29-latek zmaga się z urazem od październikowego meczu z Evertonem (0:0). Virgil van Dijk zderzył się z Jordanem Pickfordem i musiał opuścić plac gry. Sztab medyczny Liverpoolu zdiagnozował, że zawodnik uszkodził więzadła przednie.
W praktyce oznaczało to dla niego koniec sezonu 2020/21. - Nie jestem selekcjonerem reprezentacji Holandii, jednak wydaje mi się, że nie zdąży na mistrzostwa. To naprawdę skomplikowana kontuzja - mówił w marcu Juergen Klopp (więcej TUTAJ).
Prognozy niemieckiego menadżera potwierdziły się. Selekcjoner Frank de Boer nie powoła kapitana "Oranje" na Euro 2020. Środkowy obrońca udzielił wypowiedzi na łamach oficjalnej strony Liverpoolu. Opaskę najprawdopodobniej przejmie inny gracz "The Reds", Georginio Wijnaldum.

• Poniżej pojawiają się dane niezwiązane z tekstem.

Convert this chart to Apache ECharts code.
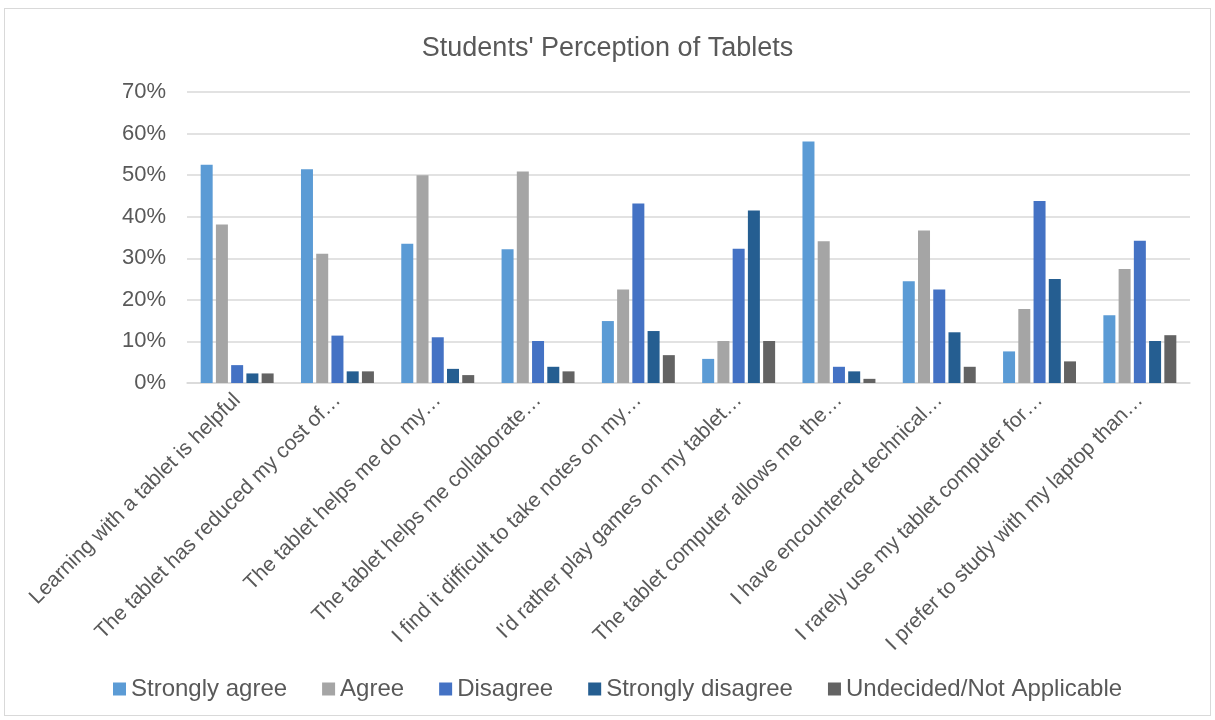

- Po kontuzji przeszedłem bardzo długą drogę. Musiałem podjąć decyzję, która nie była łatwa. Ostatecznie nie pojadę na mistrzostwa i będę kontynuował rehabilitację. Teraz zamierzam skoncentrować się na przygotowaniach do następnego sezonu - stwierdził van Dijk.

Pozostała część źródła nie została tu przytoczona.